His dream to succeed his father, the country’s founding President, Mzee Jomo Kenyatta, did not end with this defeat. In the year 2002 during the clamour for change in the country, the Head of State, the late Daniel Arap Toroitich Arap Moi, would abandon his strongmen and women, his fiercest defendants and closest allies and settle on the young Kenyatta as his preferred successor.
Mr Kenyatta would go on to become the independent party’s, Kenya African National Union (KANU) flagbearer in an election that would change the country’s political course forever. He, however, lost to Emilio Mwai Kibaki who was the National Rainbow Coalition (NARC) candidate. NARC was a coalition of more than ten opposition political parties including Kibaki’s Democratic Party, Liberal Democratic Party and the National Alliance Party of Kenya (NAPK) among others.
Despite the young Kenyatta losing the presidential election, signifying the end of the 40-year dictatorial rule of the KANU regime, he went ahead to become the Member of Parliament for Gatundu South, a position he held until 2013 when he successfully contested for the presidency.
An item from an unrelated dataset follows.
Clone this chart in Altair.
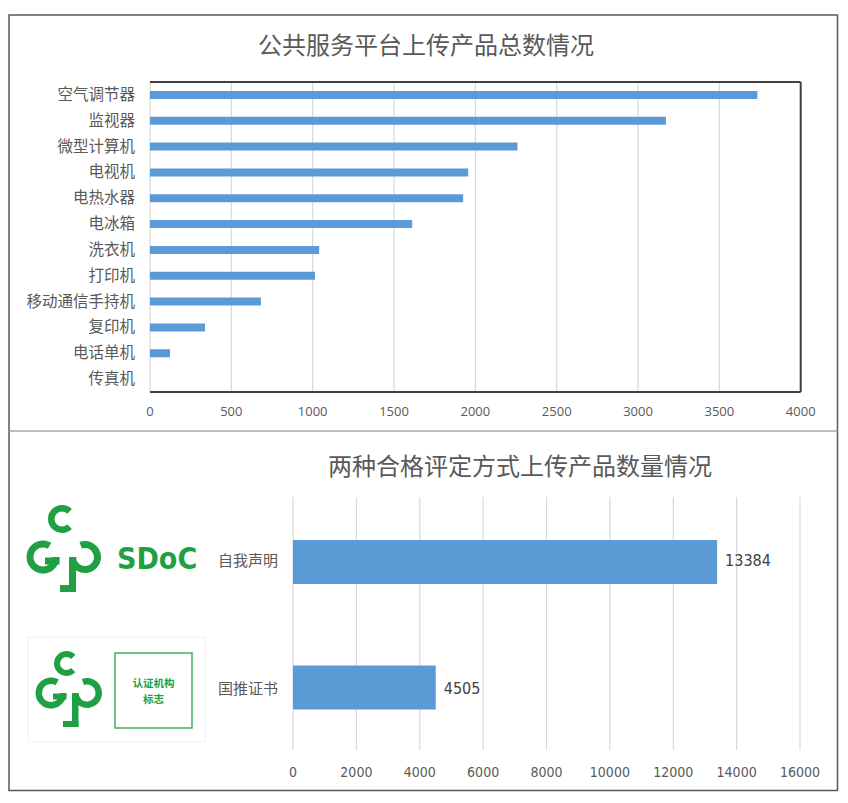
import altair as alt
import pandas as pd

# ---------------- data ----------------
cats1 = ['空气调节器', '监视器', '微型计算机', '电视机', '电热水器', '电冰箱',
         '洗衣机', '打印机', '移动通信手持机', '复印机', '电话单机', '传真机']
vals1 = [3734, 3172, 2259, 1956, 1925, 1612, 1040, 1014, 682, 338, 123, 0]
ticks1 = [0, 500, 1000, 1500, 2000, 2500, 3000, 3500, 4000]

cats2 = ['自我声明', '国推证书']
vals2 = [13384, 4505]
ticks2 = [0, 2000, 4000, 6000, 8000, 10000, 12000, 14000, 16000]

title1 = '公共服务平台上传产品总数情况'
title2 = '两种合格评定方式上传产品数量情况'
logo_text1 = 'SDoC'
logo_text2 = ['认证机构', '标志']

# ---------------- style ----------------
BAR = '#5b9bd5'
GRID = '#d9d9d9'
TXT = '#595959'
GREEN = '#1fa043'
CJK = 'Noto Sans CJK SC'
NUM = 'Open Sans'
NARROW = "'Liberation Sans Narrow', 'DejaVu Sans Condensed', sans-serif"

df1 = pd.DataFrame({'cat': cats1, 'val': vals1})
t1 = pd.DataFrame({'tick': ticks1, 'label': [str(t) for t in ticks1]})
df2 = pd.DataFrame({'cat': cats2, 'val': vals2, 'label': [str(v) for v in vals2]})
t2 = pd.DataFrame({'tick': ticks2, 'label': [str(t) for t in ticks2]})
one = pd.DataFrame({'d': [0]})

X1 = alt.Scale(domain=[0, 4000], range=[142, 792.7])
Y1 = alt.Scale(domain=cats1, range=[74, 384], paddingInner=0.69, paddingOuter=0.345)
X2 = alt.Scale(domain=[0, 16000], range=[285, 792])
Y2 = alt.Scale(domain=cats2, range=[489, 744.5], paddingInner=0.65, paddingOuter=0.343)


def box(x0, x1, y0, y1, fill='transparent', stroke='#595959', sw=1.5):
    return alt.Chart(one).mark_rect(fill=fill, stroke=stroke, strokeWidth=sw).encode(
        x=alt.value(x0), x2=alt.value(x1), y=alt.value(y0), y2=alt.value(y1))


def solid(x0, x1, y0, y1, color=GREEN):
    return alt.Chart(one).mark_rect(color=color).encode(
        x=alt.value(x0), x2=alt.value(x1), y=alt.value(y0), y2=alt.value(y1))


def hline(x0, x1, y, color, sw):
    return alt.Chart(one).mark_rule(color=color, strokeWidth=sw).encode(
        x=alt.value(x0), x2=alt.value(x1), y=alt.value(y))


def vline(x, y0, y1, color, sw):
    return alt.Chart(one).mark_rule(color=color, strokeWidth=sw).encode(
        x=alt.value(x), y=alt.value(y0), y2=alt.value(y1))


def arc(cx, cy, ro, ri, a0, a1):
    return alt.Chart(one).mark_arc(x=cx, y=cy, radius=ro, radius2=ri,
                                   theta=a0, theta2=a1, color=GREEN).encode(
        opacity=alt.value(1))


def label(x, y, text, size, color=TXT, font=CJK, align='center', weight='normal'):
    return alt.Chart(one).mark_text(text=text, align=align, baseline='middle', font=font,
                                    fontSize=size, color=color, fontWeight=weight).encode(
        x=alt.value(x), y=alt.value(y))


layers = []
# outer frame and divider
layers.append(box(1, 829.5, 7, 782.5, fill='white', stroke='#595959', sw=1.5))
layers.append(hline(1, 829.5, 423, '#a6a6a6', 1.5))

# ---------------- top chart ----------------
layers.append(label(418, 38.5, title1, 24))
layers.append(alt.Chart(t1[t1.tick < 4000]).mark_rule(color=GRID, strokeWidth=1.2).encode(
    x=alt.X('tick:Q', scale=X1, axis=None), y=alt.value(74), y2=alt.value(384)))
layers.append(alt.Chart(df1).mark_bar(color=BAR).encode(
    x=alt.X('val:Q', scale=X1, axis=None),
    y=alt.Y('cat:N', scale=Y1, axis=None)))
layers.append(hline(142, 792.7, 74, '#404040', 2))
layers.append(hline(142, 792.7, 384, '#404040', 2))
layers.append(vline(792.7, 74, 384, '#404040', 2))
layers.append(alt.Chart(df1).mark_text(align='right', baseline='middle', font=CJK,
                                       fontSize=15.5, color=TXT).encode(
    y=alt.Y('cat:N', scale=Y1, axis=None), x=alt.value(127), text='cat:N'))
layers.append(alt.Chart(t1).mark_text(align='center', baseline='middle', font=NUM,
                                      fontSize=13, color=TXT).encode(
    x=alt.X('tick:Q', scale=X1, axis=None), y=alt.value(403.5), text='label:N'))

# ---------------- bottom chart ----------------
layers.append(label(512, 460, title2, 24))
layers.append(alt.Chart(t2).mark_rule(color=GRID, strokeWidth=1.2).encode(
    x=alt.X('tick:Q', scale=X2, axis=None), y=alt.value(489), y2=alt.value(742)))
layers.append(alt.Chart(df2).mark_bar(color=BAR).encode(
    x=alt.X('val:Q', scale=X2, axis=None),
    y=alt.Y('cat:N', scale=Y2, axis=None)))
layers.append(alt.Chart(df2).mark_text(align='left', baseline='middle', font=NARROW,
                                       fontSize=16, color='#404040', dx=8).encode(
    x=alt.X('val:Q', scale=X2, axis=None),
    y=alt.Y('cat:N', scale=Y2, axis=None), text='label:N'))
layers.append(alt.Chart(df2).mark_text(align='right', baseline='middle', font=CJK,
                                       fontSize=15, color=TXT).encode(
    y=alt.Y('cat:N', scale=Y2, axis=None), x=alt.value(270), text='cat:N'))
layers.append(alt.Chart(t2).mark_text(align='center', baseline='middle', font=NARROW,
                                      fontSize=14, color=TXT).encode(
    x=alt.X('tick:Q', scale=X2, axis=None), y=alt.value(765), text='label:N'))

# ---------------- logo 1 (SDoC) ----------------
layers.append(arc(54, 511, 14, 7.5, 2.36, 7.07))
layers.append(arc(35, 549, 16.5, 9.5, 1.57, 6.81))
layers.append(solid(37, 51.5, 549.5, 556.5))
layers.append(arc(77, 549, 16, 9, 5.93, 10.99))
layers.append(solid(61, 68, 549, 584))
layers.append(solid(52, 68, 577, 584))
layers.append(label(109, 551.5, logo_text1, 30, color=GREEN,
                    font='DejaVu Sans Condensed', align='left', weight='bold'))

# ---------------- logo 2 (certification body) ----------------
layers.append(box(20, 197, 629, 734, fill='white', stroke='#f0f0f0', sw=1))
layers.append(arc(58.5, 655.5, 12.5, 6.5, 2.36, 7.07))
layers.append(arc(43, 685, 15.5, 9, 1.57, 6.81))
layers.append(solid(45, 58.5, 685.5, 691.5))
layers.append(arc(79, 685, 15, 8.5, 5.93, 10.99))
layers.append(solid(64, 70.5, 685, 719))
layers.append(solid(55, 70.5, 713, 719))
layers.append(box(107, 184, 645, 720, fill='transparent', stroke='#3fb062', sw=1.5))
layers.append(label(145.5, 676, logo_text2[0], 10.5, color=GREEN, weight='bold'))
layers.append(label(145.5, 692, logo_text2[1], 10.5, color=GREEN, weight='bold'))

chart = alt.layer(*layers).resolve_scale(x='independent', y='independent').properties(
    width=832, height=787, autosize=alt.AutoSizeParams(type='none'), padding=0
).configure_view(stroke=None)

chart.save('out.html', embed_options={'renderer': 'svg', 'actions': False})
His presidency was delivered through a win that brought him and his deputy William Samoei Kipchichir Ruto together. The duo - who were then facing charges of crimes against humanity at the International Criminal Court (ICC) at the Hague in Netherlands - brought together The National Alliance (TNA) and the United Republican Party (URP) outfits to garner over 51 percent of the votes cast in the March 2013 elections.
In their 2013 election campaigns, Mr Kenyatta and Mr Ruto, pledged to put an end to the glaring inequalities among Kenyans. The two would go ahead to pledge a revolutionary approach to turnaround the country’s economy in less than five years.
However, since they took over power, the country’s inequality gap has widened further despite Kenya registering an admirable growth in the Human Development Index, going up from 0.519 in 2013 to 0.601 in 2019.
Graft and Inequality
The inequality gap between the haves and the have nots has been made worse by the ever rising cases of public money theft, pilferage and misuse of resources.
On January 18 this year, Mr Kenyatta would be quoted as saying that Kenya loses Ksh2 billion daily to graft. The Head of State, who expressed helplessness at the time, accused high ranking officials in his government of being at the centre of the runaway misappropriation of government resources.
His tenure, which comes to an end after the August 9, 2022 General Election, has seen Kenya lose billions of shillings through scandals such as KEMSA, Afya House, NHIF and the Ruaraka Land one.
Despite Mr Kenyatta’s tough talk on graft and his willingness to slay the beast, there has been no significant conviction. His legacy, including that of the Big Four Agenda, now lays in limbo even as succession politics enter the homestretch.